Human rights violations and a catastrophic drug war in the Philippines are the focus of a group currently making rounds in New Jersey and New York to raise awareness of the plight of the island nation. 

The group, which includes both native-born members and Filipino-Americans, visited The Jersey Journal today as part of its “Stop the Killings” speaking tour aimed at rallying support from Americans whose tax dollars, they say, are helping fund President Rodrigo Duterte’s deadly drug war.

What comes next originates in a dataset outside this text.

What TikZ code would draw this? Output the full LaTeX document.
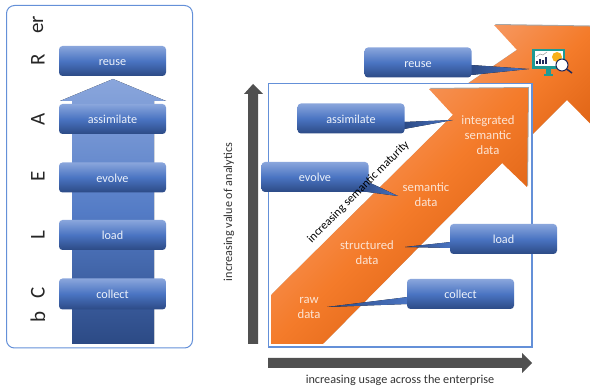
\documentclass[tikz,border=0pt]{standalone}
\usepackage{fontspec}
\setmainfont{Carlito}
\usetikzlibrary{shadows}
\definecolor{framecol}{HTML}{6490D8}
\definecolor{stepdark}{HTML}{2C4A85}
\definecolor{stepmid}{HTML}{4A74C2}
\definecolor{steplight}{HTML}{8AA6DC}
\definecolor{orangelight}{HTML}{F7A274}
\definecolor{orangemid}{HTML}{F47B2A}
\definecolor{orangedark}{HTML}{D65A0C}
\definecolor{axisgrey}{HTML}{505050}
\definecolor{peach}{HTML}{FCE4D4}
\definecolor{tealcol}{HTML}{1E9A94}
\definecolor{navycol}{HTML}{1F2A5C}
\tikzset{
  stepnode/.style={rounded corners=3.5, minimum width=107, minimum height=30, inner sep=0,
    text height=10, text depth=0.5,
    top color=steplight, bottom color=stepdark, middle color=stepmid,
    text=white!85!steplight, font=\fontsize{12.2}{12}\selectfont},
  tail/.style={left color=stepdark, right color=stepmid},
  orangebody/.style={left color=orangelight, right color=orangedark, middle color=orangemid,
    shading angle=45, drop shadow={shadow xshift=1, shadow yshift=-1, opacity=0.35, fill=black}},
  datalabel/.style={text=peach, align=center, font=\fontsize{12.7}{15}\selectfont, inner sep=0},
  axislabel/.style={text=black!80, inner sep=0, font=\fontsize{12.2}{12}\selectfont},
  letter/.style={rotate=90, inner sep=0, text=black!85, font=\fontsize{21}{21}\selectfont},
}
\def\steptail[#1](#2)(#3)(#4){\fill[tail] (#2) -- (#4) -- (#3) -- cycle;}
\begin{document}
\begin{tikzpicture}[x=1pt, y=-1pt]
	\useasboundingbox (0, 0) rectangle (590, 387);
	%%%%% LEFT PANEL %%%%%
	\draw[framecol, line width=1, rounded corners=8] (6.5, 5.5) rectangle (192.5, 348);
	\fill[top color=steplight, bottom color=stepdark, middle color=stepmid!85!steplight]
		(72, 344) -- (72, 101) -- (60, 101) -- (113, 79) -- (166, 101) -- (154, 101) -- (154, 344) -- cycle;

	\node[stepnode] (leftreuse) at (112.5, 61) {reuse};
	\node[stepnode] (leftassimilate) at (112.5, 119) {assimilate};
	\node[stepnode] (leftevolve) at (112.5, 177.5) {evolve};
	\node[stepnode] (leftload) at (112.5, 235) {load};
	\node[stepnode, minimum height=31] (leftcollect) at (112.5, 294) {collect};

	\node[letter] (letterer) at (38, 25) {er};
	\node[letter] (letterr) at (38, 60) {R};
	\node[letter] (lettera) at (38, 119) {A};
	\node[letter] (lettere) at (38, 176) {E};
	\node[letter] (letterl) at (38, 235) {L};
	\node[letter] (letterc) at (38, 293) {C};
	\node[letter] (letterb) at (38, 317) {b};

	%%%%% BIG ARROW AND BOX %%%%%
	\begin{scope}
		\clip (0, 0) rectangle (590, 387);
		\path[orangebody] (494, 25) -- (620, 27) -- (620, 154) -- (567, 100) -- (470, 197) -- (400, 130) -- (517, 50) -- cycle;
	\end{scope}
	\draw[framecol, line width=1.2, fill=white] (268.5, 83.5) rectangle (532, 347);
	\path[orangebody] (429, 89) -- (528, 88) -- (527, 187) -- (502, 163) -- (323, 344) -- (271, 344) -- (271, 295) -- (453, 115) -- cycle;

	%%%%% AXES %%%%%
	\fill[axisgrey] (248, 344) -- (248, 94) -- (244, 94) -- (253, 84) -- (263, 94) -- (258, 94) -- (258, 344) -- cycle;
	\fill[axisgrey] (268, 358) -- (522, 358) -- (522, 353) -- (532, 363) -- (522, 373) -- (522, 368) -- (268, 368) -- cycle;
	\node[axislabel, rotate=90] (valuelabel) at (229, 212) {increasing value of analytics};
	\node[axislabel] (usagelabel) at (400, 380) {increasing usage across the enterprise};

	%%%%% DATA LABELS %%%%%
	\node[datalabel] (integrated) at (488, 135) {integrated\\semantic\\data};
	\node[datalabel] (semantic) at (426, 195) {semantic\\data};
	\node[datalabel] (structured) at (367, 253) {structured\\data};
	\node[datalabel] (raw) at (309, 308) {raw\\data};

	%%%%% STEPS AND TAILS %%%%%
	\steptail[](471, 65)(471, 75)(529, 69);
	\steptail[](404, 122)(404, 129)(453, 120);
	\steptail[](366, 181)(360, 191)(398, 196);
	\steptail[](451, 242)(451, 248)(405, 247);
	\steptail[](408, 297)(408, 304)(327, 307);

	\node[stepnode] (reuse) at (418, 62.5) {reuse};
	\node[stepnode] (assimilate) at (351, 118.5) {assimilate};
	\node[stepnode] (evolve) at (315, 177) {evolve};
	\node[stepnode] (load) at (503.5, 239) {load};
	\node[stepnode] (collect) at (460.5, 294) {collect};

	\node[axislabel, rotate=45, text=black, font=\fontsize{11.8}{12}\selectfont] (maturitylabel) at (358.5, 192) {increasing semantic maturity};

	%%%%% ICON %%%%%
	\fill[tealcol] (532, 49) rectangle (565, 69);
	\fill[white] (534.5, 51.5) rectangle (562.5, 66.5);
	\fill[tealcol] (545.5, 69) rectangle (551, 74);
	\fill[tealcol] (544, 74) rectangle (553, 76);
	\foreach \x/\h in {535/3, 538/5, 541/4, 544/7} {
		\fill[navycol] (\x+1, 64) rectangle (\x+3, 64-\h);
	}
	\draw[black!40, line width=0.5] (536, 57) -- (540, 54) -- (543, 55) -- (547, 52);
	\fill[orangemid!60!yellow] (557, 57) circle (5);
	\fill[white] (562, 65) circle (6);
	\draw[navycol, line width=1] (562, 65) circle (6);
	\draw[navycol, line width=1.5] (566.5, 69) -- (572, 73);
\end{tikzpicture}
\end{document}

“It’s terrorizing communities. It’s traumatizing children, desensitizing the public with regard to police deployment in communities,” said Raymond “Mong” Palatino, who served two terms in the country’s Congress representing the Bagong Alyansang Makabayan party.

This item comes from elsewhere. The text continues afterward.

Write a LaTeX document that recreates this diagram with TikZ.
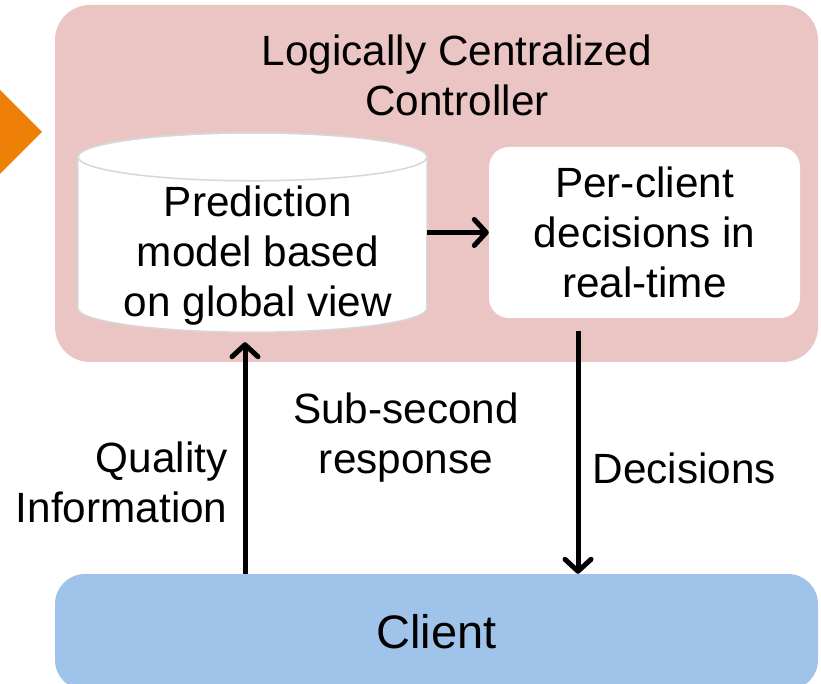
\documentclass[tikz,border=0pt]{standalone}
\usepackage{fontspec}
\setmainfont{Liberation Sans}
\usetikzlibrary{arrows.meta}

\definecolor{ctrlpink}{RGB}{235,196,196}
\definecolor{clientblue}{RGB}{160,195,233}
\definecolor{arroworange}{RGB}{238,128,8}
\definecolor{cylgray}{RGB}{215,215,215}

\begin{document}
\begin{tikzpicture}[x=1pt, y=1pt,
  txt/.style={font=\fontsize{42.3}{50}\selectfont, align=center, inner sep=0pt},
  flow/.style={line width=5pt, -{Straight Barb[length=12pt,width=26pt,round]}}]
  \useasboundingbox (0,0) rectangle (821,683);
  \clip (0,0) rectangle (821,683);

  % Incoming arrow head
  \fill[arroworange] (-10,603) -- (42,551) -- (-10,499) -- cycle;

  % Controller
  \fill[ctrlpink, rounded corners=35pt] (55,321) rectangle (818,678);
  \node[txt] (title) at (457,608) {Logically Centralized\\Controller};

  % Prediction model (cylinder)
  \node[minimum width=349pt, minimum height=199pt, inner sep=0pt] (model) at (252.5,450.5) {};
  \filldraw[fill=white, draw=cylgray, line width=1.5pt]
    ([yshift=-24pt]model.north west) -- ([yshift=24pt]model.south west)
    arc[start angle=180, end angle=360, x radius=174.5pt, y radius=24pt]
    -- ([yshift=-24pt]model.north east)
    arc[start angle=0, end angle=180, x radius=174.5pt, y radius=24pt] -- cycle;
  \draw[cylgray, line width=1.5pt] ([yshift=-24pt]model.north) ellipse[x radius=174.5pt, y radius=24pt];
  \node[txt] (modeltxt) at (258,427.5) {Prediction\\model based\\on global view};

  % Decisions box
  \node[txt, fill=white, rounded corners=20pt, minimum width=311pt, minimum height=171pt] (decide) at (644.5,450.5) {Per-client\\decisions in\\real-time};

  % Client
  \node[txt, font=\fontsize{47}{54}\selectfont, fill=clientblue, rounded corners=30pt, minimum width=763pt, minimum height=116pt] (client) at (436.5,51) {Client};

  % Arrows
  \draw[flow] (model.east) -- (decide.west);
  \coordinate (qi) at ([xshift=-7.5pt,yshift=-10pt]model.south);
  \draw[flow] (qi |- client.north) -- node[txt, pos=0.395, left=15pt, align=right] {Quality\\Information} (qi);
  \coordinate (dc) at ([xshift=-66.5pt,yshift=-13pt]decide.south);
  \draw[flow] (dc) -- node[txt, pos=0.566, right=12pt] {Decisions} (dc |- client.north);

  % Response time
  \node[txt] (resp) at (406,245.5) {Sub-second\\response};
\end{tikzpicture}
\end{document}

Duterte, who was elected in 2016, is responsible for the nation’s “worst human rights crisis since the dictatorship of Ferdinand Marcos in the 1970s and 1980s,” according to Human Rights Watch. The nonprofit organization says the drug war has claimed the lives of approximately 12,000 people, most of whom live in poor, urban settings, including children.

“These drastic, harsh tactics are meant to deter criticism, discourage people from resisting the Duterte government,” Palatino said. “I think it served its purpose. Duterte’s purpose is really to stifle dissent.”

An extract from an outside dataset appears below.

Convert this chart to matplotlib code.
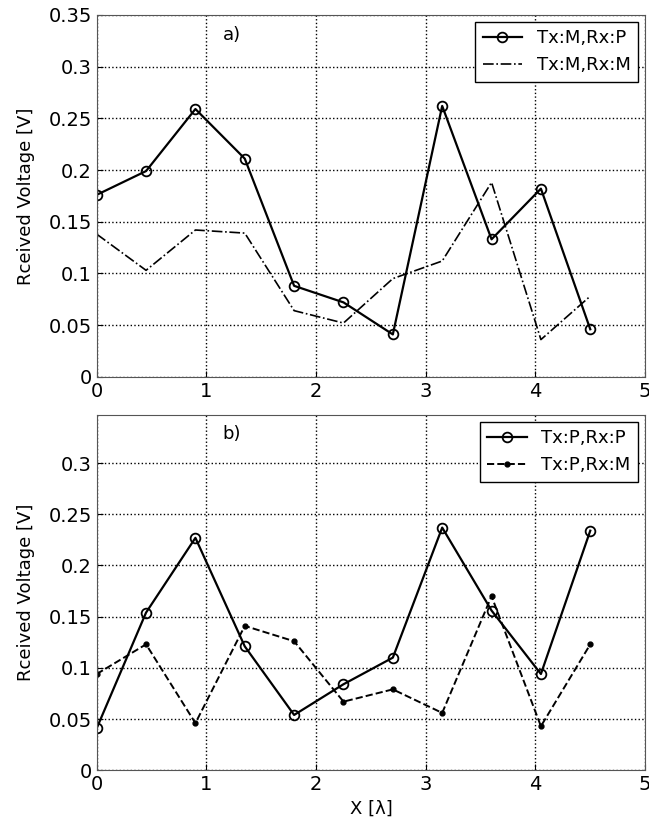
import matplotlib.pyplot as plt

x = [0, 0.45, 0.9, 1.35, 1.8, 2.25, 2.7, 3.15, 3.6, 4.05, 4.5]

# panel a)
m_p = [0.176, 0.199, 0.259, 0.211, 0.088, 0.072, 0.041, 0.262, 0.133, 0.182, 0.046]
m_m = [0.138, 0.103, 0.142, 0.139, 0.064, 0.052, 0.095, 0.112, 0.188, 0.036, 0.078]

# panel b)
p_p = [0.041, 0.154, 0.227, 0.121, 0.054, 0.084, 0.110, 0.237, 0.156, 0.094, 0.234]
p_m = [0.094, 0.123, 0.046, 0.141, 0.126, 0.067, 0.079, 0.056, 0.170, 0.043, 0.123]

yticks = [0, 0.05, 0.1, 0.15, 0.2, 0.25, 0.3, 0.35]
yticklabels = ['0', '0.05', '0.1', '0.15', '0.2', '0.25', '0.3', '0.35']

plt.rcParams['font.family'] = 'DejaVu Sans'
fig = plt.figure(figsize=(6.49, 8.30), dpi=100)
ax1 = fig.add_axes([0.149, 0.546, 0.845, 0.436])
ax2 = fig.add_axes([0.149, 0.072, 0.845, 0.428])

ax1.plot(x, m_p, '-', color='black', lw=1.6, marker='o', markersize=7,
         markerfacecolor='none', markeredgewidth=1.3, label='Tx:M,Rx:P')
ax1.plot(x, m_m, '-.', color='black', lw=1.2, label='Tx:M,Rx:M')
ax1.set_yticks(yticks)
ax1.set_yticklabels(yticklabels)
ax1.set_ylim(0, 0.35)
ax1.text(1.15, 0.331, 'a)', fontsize=13, va='center')

ax2.plot(x, p_p, '-', color='black', lw=1.6, marker='o', markersize=7,
         markerfacecolor='none', markeredgewidth=1.3, label='Tx:P,Rx:P')
ax2.plot(x, p_m, '--', color='black', lw=1.4, marker='o', markersize=3.5,
         label='Tx:P,Rx:M')
ax2.set_yticks(yticks[:-1])
ax2.set_yticklabels(yticklabels[:-1])
ax2.set_ylim(0, 0.347)
ax2.text(1.15, 0.328, 'b)', fontsize=13, va='center')
ax2.set_xlabel('X [λ]', fontsize=13)

for ax in (ax1, ax2):
    ax.set_xlim(0, 5)
    ax.set_xticks([0, 1, 2, 3, 4, 5])
    ax.tick_params(labelsize=14, direction='in', length=4)
    ax.grid(True, linestyle=':', color='black', lw=1.0)
    ax.set_ylabel('Rceived Voltage [V]', fontsize=13, labelpad=10)
    for s in ax.spines.values():
        s.set_color('#555555')
    ax.legend(loc='upper right', fontsize=13, fancybox=False, edgecolor='black',
              framealpha=1, borderaxespad=0.4, handlelength=2.2)

fig.savefig('out.png')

Combined with Duterte’s wars on terrorism and against Communist rebels, Palatino said it is the poor and indigenous peoples who are suffering the most and least able to advocate for themselves.

Yves Nibungco, who immigrated to Jersey City in 2005 and now serves as coordinator of Malaya, a U.S. movement against killings and dictatorship in the Philippines, said he wants an increased spotlight placed on American foreign aid to his native country. The U.S. gave the Philippines nearly $180 million in 2017, including almost $6 million in funding for “peace and security,” U.S. foreign assistance data indicates. The U.S. has also provided weapons to the country’s military for years.

“We hope by doing this speaking tour to move the American public and convince our legislators to cut aid,” Nibungco said.

New Jersey has one of the largest Filipino populations in the U.S. The Garden State was home to 140,000 Filipinos in 2016, including nearly 17,000 living in Jersey City, according to Census data. 

The group, which includes Jersey City residents Bea Sabino and Laura Emily E. Austria, is sponsoring forums tonight at the Reformed Church of Highland Park and at San Damiano Hall in New York. Both events run from 6 to 9 p.m.

Absent today was Jerome Succor Aba, who was detained at the San Francisco airport for 28 hours earlier this month and then sent back to the Philippines, despite having a visa to enter the country, Palatino said.

“Jerome’s testimony would reveal the military atrocities committed by state agents … and the complicity of the U.S. government in terms of military aid,” Palatino said.